I know this will seem ambitious and probably a bit presumptuous but I am a freshman in high school and it is my dream to go to brown. I so far after 1 semester have a 3.8 to a, i got a 1200 out of 1440 on my past, I do ballet 6 days a week, I am on the debate team, and I plan on get involved in some youth local political programs. (I want to study political science). I also pride myself in writing and would love to be published. I know all of this sounds like a kid with a very bug dream but I’m just wondering if it is possible. Thanks to anyone who helps. Seriously.

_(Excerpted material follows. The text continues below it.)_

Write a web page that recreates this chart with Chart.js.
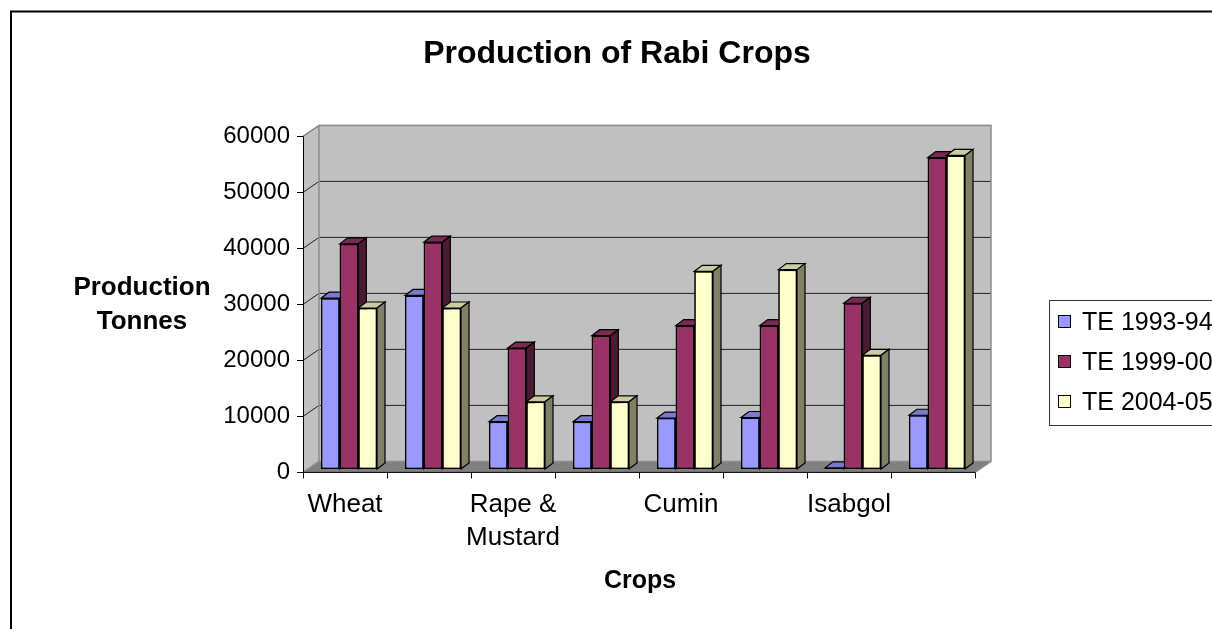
<!DOCTYPE html>
<html>
<head>
<meta charset="utf-8">
<title>Production of Rabi Crops</title>
<script src="https://cdn.jsdelivr.net/npm/chart.js@4.4.0/dist/chart.umd.min.js"></script>
<style>
  html, body { margin: 0; padding: 0; background: #fff; overflow: hidden; }
</style>
</head>
<body>
<canvas id="chart" width="1212" height="629"></canvas>
<script>
// data (only every second crop name is printed on the axis)
const crops = ['Wheat', '', ['Rape &', 'Mustard'], '', 'Cumin', '', 'Isabgol', ''];
const te199394 = [30500, 31000, 8450, 8450, 9100, 9200, 200, 9600];
const te199900 = [40200, 40500, 21600, 23800, 25600, 25600, 29600, 55600];
const te200405 = [28750, 28750, 12000, 12000, 35300, 35600, 20300, 56000];
const seriesNames = ['TE 1993-94', 'TE 1999-00', 'TE 2004-05'];
const yTicks = [0, 10000, 20000, 30000, 40000, 50000, 60000];

// front / top / side colours of each series
const shades = [
  { front: '#9999ff', top: '#7a7acc', side: '#4d4d80' },
  { front: '#993366', top: '#7a2952', side: '#4d1a33' },
  { front: '#ffffcc', top: '#ccccA3', side: '#808066' }
];

const FONT = "'Liberation Sans', Arial, sans-serif";
Chart.defaults.font.family = FONT;
Chart.defaults.color = '#000';

// 3d offsets, relative to the plane the bars stand in
const depth = { dx: 8, dy: -6 };
const frontPlane = { dx: -4, dy: 3.4 };
const backPlane = { dx: 12, dy: -7.6 };

function poly(ctx, pts, fill, stroke, lw) {
  ctx.beginPath();
  ctx.moveTo(pts[0][0], pts[0][1]);
  for (let i = 1; i < pts.length; i++) ctx.lineTo(pts[i][0], pts[i][1]);
  ctx.closePath();
  if (fill) { ctx.fillStyle = fill; ctx.fill(); }
  if (stroke) { ctx.strokeStyle = stroke; ctx.lineWidth = lw || 1; ctx.stroke(); }
}

const box3d = {
  id: 'box3d',
  beforeDatasetsDraw(chart) {
    const { ctx, chartArea: a, scales: { y } } = chart;
    const top = yTicks[yTicks.length - 1];
    const fl = a.left + frontPlane.dx, fr = a.right + frontPlane.dx;
    const bl = a.left + backPlane.dx, br = a.right + backPlane.dx;
    const yf = v => y.getPixelForValue(v) + frontPlane.dy;
    const yb = v => y.getPixelForValue(v) + backPlane.dy;
    ctx.save();
    // walls and floor
    poly(ctx, [[bl, yb(0)], [bl, yb(top)], [br, yb(top)], [br, yb(0)]], '#c0c0c0');
    poly(ctx, [[fl, yf(0)], [fl, yf(top)], [bl, yb(top)], [bl, yb(0)]], '#c0c0c0');
    poly(ctx, [[fl, yf(0)], [fr, yf(0)], [br, yb(0)], [bl, yb(0)]], '#808080');
    // gridlines
    ctx.strokeStyle = '#222';
    ctx.lineWidth = 1;
    yTicks.forEach(v => {
      if (v === 0) return;
      ctx.beginPath();
      ctx.moveTo(fl, yf(v));
      ctx.lineTo(bl, yb(v));
      ctx.lineTo(br, yb(v));
      ctx.stroke();
    });
    // wall edges
    ctx.strokeStyle = '#8c8c8c';
    ctx.lineWidth = 1.5;
    ctx.beginPath();
    ctx.moveTo(fl, yf(top));
    ctx.lineTo(bl, yb(top));
    ctx.lineTo(br, yb(top));
    ctx.lineTo(br, yb(0));
    ctx.lineTo(fr, yf(0));
    ctx.moveTo(bl, yb(top));
    ctx.lineTo(bl, yb(0));
    ctx.lineTo(br, yb(0));
    ctx.moveTo(bl, yb(0));
    ctx.lineTo(fl, yf(0));
    ctx.stroke();
    // axis lines and tick marks
    ctx.strokeStyle = '#000';
    ctx.lineWidth = 1;
    ctx.beginPath();
    ctx.moveTo(fl + 0.5, yf(top));
    ctx.lineTo(fl + 0.5, yf(0));
    ctx.lineTo(fr, yf(0));
    yTicks.forEach(v => {
      ctx.moveTo(fl - 6, Math.round(yf(v)) + 0.5);
      ctx.lineTo(fl, Math.round(yf(v)) + 0.5);
    });
    const n = chart.data.labels.length;
    const step = (a.right - a.left) / n;
    for (let i = 0; i <= n; i++) {
      const px = Math.round(fl + i * step) + 0.5;
      ctx.moveTo(px, yf(0));
      ctx.lineTo(px, yf(0) + 6);
    }
    ctx.stroke();
    ctx.restore();
  },
  afterDatasetsDraw(chart) {
    const { ctx } = chart;
    const n = chart.data.labels.length;
    ctx.save();
    // redraw bar by bar, left to right, so each front hides its neighbour's side
    for (let i = 0; i < n; i++) {
      chart.data.datasets.forEach((ds, d) => {
        const bar = chart.getDatasetMeta(d).data[i];
        bar.draw(ctx, chart.chartArea);
        const { x, y, base, width } = bar.getProps(['x', 'y', 'base', 'width'], true);
        const l = x - width / 2, r = x + width / 2;
        const dx = depth.dx, dy = depth.dy;
        poly(ctx, [[l, y], [l + dx, y + dy], [r + dx, y + dy], [r, y]], shades[d].top, '#000', 1.2);
        poly(ctx, [[r, y], [r + dx, y + dy], [r + dx, base + dy], [r, base]], shades[d].side, '#000', 1.2);
      });
    }
    ctx.restore();
  },
  afterDraw(chart) {
    const { ctx } = chart;
    ctx.save();
    ctx.fillStyle = '#000';
    ctx.textAlign = 'center';
    ctx.textBaseline = 'middle';
    ctx.font = 'bold 32px ' + FONT;
    ctx.fillText('Production of Rabi Crops', 617, 54);
    ctx.font = 'bold 26px ' + FONT;
    ctx.fillText('Production', 142, 288);
    ctx.fillText('Tonnes', 142, 322);
    ctx.font = 'bold 25px ' + FONT;
    ctx.fillText('Crops', 640, 581);
    // legend
    ctx.strokeStyle = '#333';
    ctx.lineWidth = 1;
    ctx.strokeRect(1049.5, 300.5, 200, 125);
    ctx.strokeStyle = '#000';
    ctx.font = '25px ' + FONT;
    ctx.textAlign = 'left';
    chart.data.datasets.forEach((ds, d) => {
      const cy = 322 + d * 40;
      ctx.fillStyle = ds.backgroundColor;
      ctx.fillRect(1058.5, cy - 6.5, 12, 12);
      ctx.strokeRect(1058.5, cy - 6.5, 12, 12);
      ctx.fillStyle = '#000';
      ctx.fillText(ds.label, 1082, cy + 1);
    });
    // outer chart border
    ctx.lineWidth = 2;
    ctx.strokeRect(11, 11.5, 1300, 700);
    ctx.restore();
  }
};

const seriesValues = [te199394, te199900, te200405];

new Chart(document.getElementById('chart'), {
  type: 'bar',
  data: {
    labels: crops,
    datasets: seriesValues.map((vals, d) => ({
      label: seriesNames[d],
      data: vals,
      backgroundColor: shades[d].front,
      borderColor: '#000',
      borderWidth: 1.5,
      borderSkipped: false,
      categoryPercentage: 0.667,
      barPercentage: 1
    }))
  },
  options: {
    responsive: false,
    animation: false,
    events: [],
    devicePixelRatio: 1,
    layout: { padding: { left: 210, right: 233, top: 133, bottom: 60 } },
    plugins: {
      legend: { display: false },
      title: { display: false },
      tooltip: { enabled: false }
    },
    scales: {
      x: {
        grid: { display: false, drawTicks: false },
        border: { display: false },
        ticks: {
          autoSkip: false,
          maxRotation: 0,
          padding: 19,
          labelOffset: -4,
          font: { size: 26, lineHeight: 1.27 }
        },
        afterFit: s => { s.height = 100; }
      },
      y: {
        min: 0,
        max: 60000,
        grid: { display: false, drawTicks: false },
        border: { display: false },
        ticks: {
          padding: 17,
          labelOffset: 3,
          font: { size: 24 },
          callback: v => String(v)
        },
        afterBuildTicks: s => { s.ticks = yTicks.map(v => ({ value: v })); },
        afterFit: s => { s.width = 97; }
      }
    }
  },
  plugins: [box3d]
});
</script>
</body>
</html>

If you are a freshman in high school, it is too soon to be worrying about Brown. Study hard, get involved in ECs, find some good summer activities and get off CC
This is one of my favorite, favorite admissions blogs. It is from MIT, but it applies to any of the super-selective schools, including Brown:
http://mitadmissions.org/blogs/entry/applying_sideways
Read it, believe it, do it.
And while you are doing it, work really hard to find your #2 and #3 choices just in case you (like 90+% of applicants) don’t get an offer from Brown.
Work on learning more about you and specifically what it is about Brown that resonates for you. There are other academically strong colleges with many of the same elements at 1 and 2 degrees less selectivity. By working on learning about you and what you like, and finding other choices that meet a high % of those elements you will be setting yourself up for success: your ‘why Brown’ essay will be much stronger; your ‘why choice 2/3’ essays will have the ring of truth to them, and (if you have chosen #2 & #3 well) you will be very likely to come away with a college that makes you genuinely happy.
One more thing: be prepared to change your mind. You are 14?15? you will be 17/18 when you are applying to college. You will (or rather, you should) change a lot over the next couple of years. Hold on to the dream of Brown as long as it makes sense, don’t be blinkered, and don’t be so ‘Brown or bust’ that you squash any doubts b/c you would be embarrassed to climb off the Brown bandwagon and on to a different one.
Anecdotal evidence: one of my collegekids started college shopping early and very enthusiastically. By May of junior year she had a carefully curated list, with an ED choice (which she had visited three times, including an overnight and sitting in on a class) and a selection of reaches, matches and safeties. By October she had a 100% new list, including an ED school that she hadn’t even considered before the summer (very randomly she went to a cousin’s wedding at the college- and fell in love).